Imagine waking up like this. You check your morning email to see a bunch of useless LinkedIn invitations, flick through Reddit. Maybe someone’s out there looking for help but you feel cynic, you don’t look to help someone, more to ramble at them trying to do stupid things.
The day flashes past. Sometimes you glimpse a page turning in a book, or a familiar name popping in online in a chat – but the book’s boring and the people aren’t interested in talking to you. They don’t care about your story; after all your life is boring and depressive and no one likes to listen to the whining. Not for too long.

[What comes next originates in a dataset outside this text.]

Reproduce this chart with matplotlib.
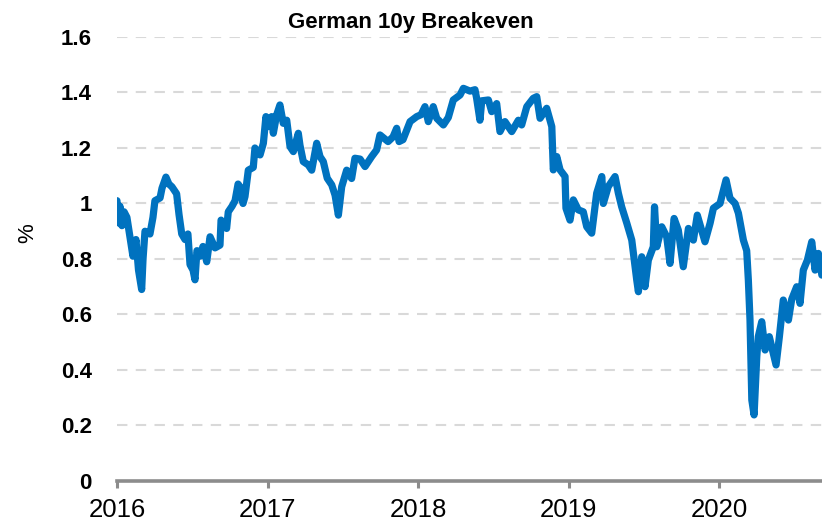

You try to distract yourself with work but it all seems futile. Nothing brings you joy. The violin is a series of mindless rehearsals. The storytelling is another reminder of you being unable to punch through the block. The last composition you wrote collects the dust – you never figured what to do past the four chords. No one in the entire world cares about what you do and there’s no point in spending the time on it all if it doesn’t bring joy to you either.

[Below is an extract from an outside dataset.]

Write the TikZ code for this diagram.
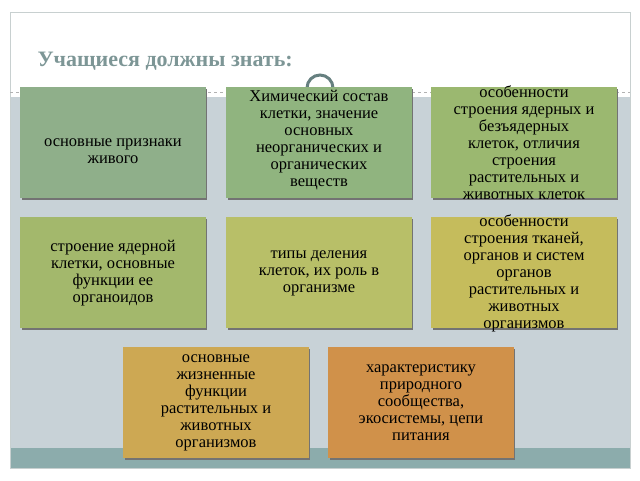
\documentclass[tikz,border=0pt]{standalone}
\usepackage{fontspec}
\setmainfont{Liberation Serif}
\begin{document}
\begin{tikzpicture}[x=1pt,y=-1pt]
\useasboundingbox (0,0) rectangle (640,480);
\fill[white] (0,0) rectangle (640,480);
\fill[color={rgb,255:red,200;green,210;blue,215}] (10,97) rectangle (630,448);
\fill[color={rgb,255:red,140;green,172;blue,172}] (10,448) rectangle (630,468);
\draw[color={rgb,255:red,200;green,208;blue,208}] (10,12) rectangle (630,468);
\draw[dashed,gray!60] (10,92) -- (630,92);
\node[circle,draw=gray!80!teal,line width=3pt,fill=white,minimum size=26pt,inner sep=0pt] (ring) at (320,88) {};
\node[anchor=west,font=\bfseries\fontsize{22}{24}\selectfont,text={rgb,255:red,125;green,150;blue,150}] (title) at (34,61) {Учащиеся должны знать:};
\def\B#1#2#3#4#5#6{\fill[black!55] (#1+2,#2+2) rectangle (#1+187,#2+113);
 \fill[color={rgb,255:#4}] (#1,#2) rectangle (#1+186,#2+111);
 \node[align=center,font=\fontsize{16.5}{17}\selectfont] (#5) at (#1+93,#2+#6) {#3};}
\B{20}{87}{основные признаки\\живого}{red,143;green,175;blue,138}{a}{64}
\B{226}{87}{Химический состав\\клетки, значение\\основных\\неорганических и\\органических\\веществ}{red,144;green,180;blue,127}{b}{53}
\B{431}{87}{особенности\\строения ядерных и\\безъядерных\\клеток, отличия\\строения\\растительных и\\животных клеток}{red,155;green,184;blue,112}{c}{56}
\B{20}{217}{строение ядерной\\клетки, основные\\функции ее\\органоидов}{red,163;green,184;blue,108}{d}{56}
\B{226}{217}{типы деления\\клеток, их роль в\\организме}{red,184;green,191;blue,104}{e}{56}
\B{431}{217}{особенности\\строения тканей,\\органов и систем\\органов\\растительных и\\животных\\организмов}{red,197;green,188;blue,92}{f}{56}
\B{123}{347}{основные\\жизненные\\функции\\растительных и\\животных\\организмов}{red,205;green,168;blue,83}{g}{56}
\B{328}{347}{характеристику\\природного\\сообщества,\\экосистемы, цепи\\питания}{red,208;green,145;blue,74}{h}{56}
\end{tikzpicture}
\end{document}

The slumber welcomes you back. It’s soothing. It doesn’t allow you to feel anything; it takes your doom and sadness and stores it away until you come to your senses again.
Someone tells you to fight this mood, others say that it’s normal and they feel the same most of the time. Your life becomes a candle, your flame glimmers in shadows. It’s no longer blazing to cast the changes, it’s barely warm to keep you alive.
Back to the slumber.
The evening is the worst. It’s when you’re used to meet some people you care about but they never come. You don’t even care at this point. You’re so starved of a chat, of a touch, that you don’t want to talk to anyone. You walk away and curl up in your corner, sulky at everyone for betraying you. You don’t want to support me, I’ll see how you feel when I’m dead.
Slowly, the outburst of emotion dissipates along with your consciousness, and you drift to sleep. Tomorrow’s another day you need to claw through.